Des scientifiques appellent à la raison
Le deuxième entretien swiss food avec les médias a réuni trois experts de renommée internationale, issus des domaines de la toxicologie, de la protection des eaux et de la sécurité des denrées alimentaires. La discussion a porté sur le traitement des valeurs seuils et leur interprétation parfois erronée dans l’opinion. Les scientifiques plaident pour plus d’objectivité.
lundi 31 août 2020
«Nous devons distinguer les valeurs seuils fixées pour des raisons sanitaires des valeurs seuils fixées pour des raisons politiques. On confond toujours les deux», constate Rex FitzGerald, toxicologue réglementaire au Swiss Centre for Applied Human Toxicology (SCAHT), à Bâle. Les valeurs seuils sanitaires définissent la dose qui n’a aucun effet néfaste sur la santé même en cas d’absorption quotidienne durant toute la vie. Il existe à côté des valeurs seuils légales qui n’ont rien à voir avec le risque sanitaire.
La concentration admise pour l’eau potable de 0,1 microgramme par litre ne se base pas sur une évaluation des risques. Elle exprime au contraire la volonté politique de ne pas avoir de résidus conformément au motif de précaution. Cette valeur n’est pas adaptée pour évaluer le risque pour la santé. «Prétendre que l’eau est contaminée à cause d’un dépassement de 0,1 microgramme par litre est fondamentalement faux, s’exclame le toxicologue, qui procède à des évaluations de risques pour le compte des autorités.
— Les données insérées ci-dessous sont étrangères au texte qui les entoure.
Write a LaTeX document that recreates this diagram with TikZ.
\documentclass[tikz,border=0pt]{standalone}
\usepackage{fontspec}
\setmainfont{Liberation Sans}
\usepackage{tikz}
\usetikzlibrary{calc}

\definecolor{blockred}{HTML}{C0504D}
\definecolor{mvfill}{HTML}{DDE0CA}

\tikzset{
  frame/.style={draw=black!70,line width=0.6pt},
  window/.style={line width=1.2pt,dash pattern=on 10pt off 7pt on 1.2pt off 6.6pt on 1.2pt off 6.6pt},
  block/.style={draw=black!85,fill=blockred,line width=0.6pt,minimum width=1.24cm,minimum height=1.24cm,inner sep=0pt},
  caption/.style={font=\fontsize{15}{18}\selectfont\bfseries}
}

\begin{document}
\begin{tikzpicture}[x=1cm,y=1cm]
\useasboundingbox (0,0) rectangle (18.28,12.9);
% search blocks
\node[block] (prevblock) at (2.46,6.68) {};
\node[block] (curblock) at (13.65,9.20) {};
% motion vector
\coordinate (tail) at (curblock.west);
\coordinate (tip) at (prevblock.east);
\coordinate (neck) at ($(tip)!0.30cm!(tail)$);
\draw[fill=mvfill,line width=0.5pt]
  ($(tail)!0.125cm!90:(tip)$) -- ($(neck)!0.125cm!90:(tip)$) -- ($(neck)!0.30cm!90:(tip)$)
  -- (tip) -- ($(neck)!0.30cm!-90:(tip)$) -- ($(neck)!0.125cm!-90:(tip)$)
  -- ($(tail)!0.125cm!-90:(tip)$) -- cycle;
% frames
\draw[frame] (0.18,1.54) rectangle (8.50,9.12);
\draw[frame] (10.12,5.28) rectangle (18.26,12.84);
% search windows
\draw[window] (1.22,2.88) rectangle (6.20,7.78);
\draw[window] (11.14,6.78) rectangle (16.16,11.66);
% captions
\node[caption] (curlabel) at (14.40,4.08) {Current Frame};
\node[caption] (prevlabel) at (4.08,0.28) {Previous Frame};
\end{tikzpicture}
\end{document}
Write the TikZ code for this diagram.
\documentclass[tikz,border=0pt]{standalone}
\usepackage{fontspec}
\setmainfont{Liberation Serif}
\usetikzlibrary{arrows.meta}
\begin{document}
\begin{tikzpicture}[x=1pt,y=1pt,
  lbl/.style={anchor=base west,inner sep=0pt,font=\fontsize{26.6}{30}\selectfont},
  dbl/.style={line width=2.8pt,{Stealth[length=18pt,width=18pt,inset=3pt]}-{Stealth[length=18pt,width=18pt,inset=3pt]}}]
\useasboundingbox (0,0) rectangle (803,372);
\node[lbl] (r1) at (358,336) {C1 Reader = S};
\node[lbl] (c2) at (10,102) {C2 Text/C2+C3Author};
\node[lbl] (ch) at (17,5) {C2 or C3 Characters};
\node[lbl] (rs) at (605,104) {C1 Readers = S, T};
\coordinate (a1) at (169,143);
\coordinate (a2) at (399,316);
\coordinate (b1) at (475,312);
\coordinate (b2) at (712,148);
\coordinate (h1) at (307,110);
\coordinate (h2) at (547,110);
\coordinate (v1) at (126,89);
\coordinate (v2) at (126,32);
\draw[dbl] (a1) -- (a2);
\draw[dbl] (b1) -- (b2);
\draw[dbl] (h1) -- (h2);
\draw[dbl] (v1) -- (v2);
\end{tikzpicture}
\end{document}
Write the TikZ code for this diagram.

Les comptes rendus unilatéraux des médias le laissent perplexe.
En bonne voie
Manfred Röttele, chef de projet auprès de l’initiative européenne TOPPS pour la protection des eaux, s’est lancé dans une démonstration chiffrée pour faire comprendre à quel point les concentrations admises dans l’eau étaient faibles pour les produits phytosanitaires. «Pour diluer un gramme d’une substance à la valeur seuil actuelle de 0,1 microgramme par litre, il faut un ruisseau d’un mètre de large, de 30 centimètres de profondeur et de 33 kilomètres de long.» Il est évident qu’il faut éviter le plus possible l’entraînement de substances indésirables dans les eaux souterraines. De bonnes pratiques agricoles sont essentielles. TOPPS soutient les utilisateurs en mettant à leur disposition le savoir-faire nécessaire. On peut ainsi réduire de manière significative les infiltrations de produits phytosanitaires dans les eaux souterraines. «La direction est la bonne. La présence de produits phytosanitaires dans les eaux souterraines est en diminution», se réjouit M. Röttele.
Écart entre le danger perçu et le danger réel
Jo Riehle, chimiste en denrées alimentaires et expert en pesticides à Hambourg, se risque à une hypothèse pour expliquer pourquoi le public perçoit souvent le danger en présence des moindres résidus. À son avis, le débat passionné se comprendrait à la lumière de l’indice de refus des incertitudes. Celui-ci serait très élevé en Allemagne, et probablement aussi en Suisse. Plus la peur de l’inconnu augmente, plus les règles, les prescriptions et les lois sont sévères.
La discussion trouve cependant aussi une partie de son origine dans l’amélioration notable des méthodes d’analyse. «Aujourd’hui, il suffit de chercher pour trouver», constate M. Riehle. «Autrefois, on trouvait moins de substances différentes. Mais la gestion des résistances est passée par là. Il y a moins de produits dits universels. Les produits phytosanitaires actuels ont une action beaucoup plus ciblée.» Du point de vue de l’environnement, c’est évidemment une bonne nouvelle. Simultanément, le nombre de substances trouvées augmente. Cela serait perçu comme «dangereux» par le public, avance M. Riehle. À cela s’ajoute la peur de l’effet cocktail. «La simple traçabilité de plusieurs substances ne signifie pourtant de loin pas un risque accru pour la santé», souligne l’expert en pesticides.
Le sujet est complexe. Les intervenants plaident pour une discussion plus objective et en appellent à la raison. Telle est aussi l’exigence de swiss-food.ch.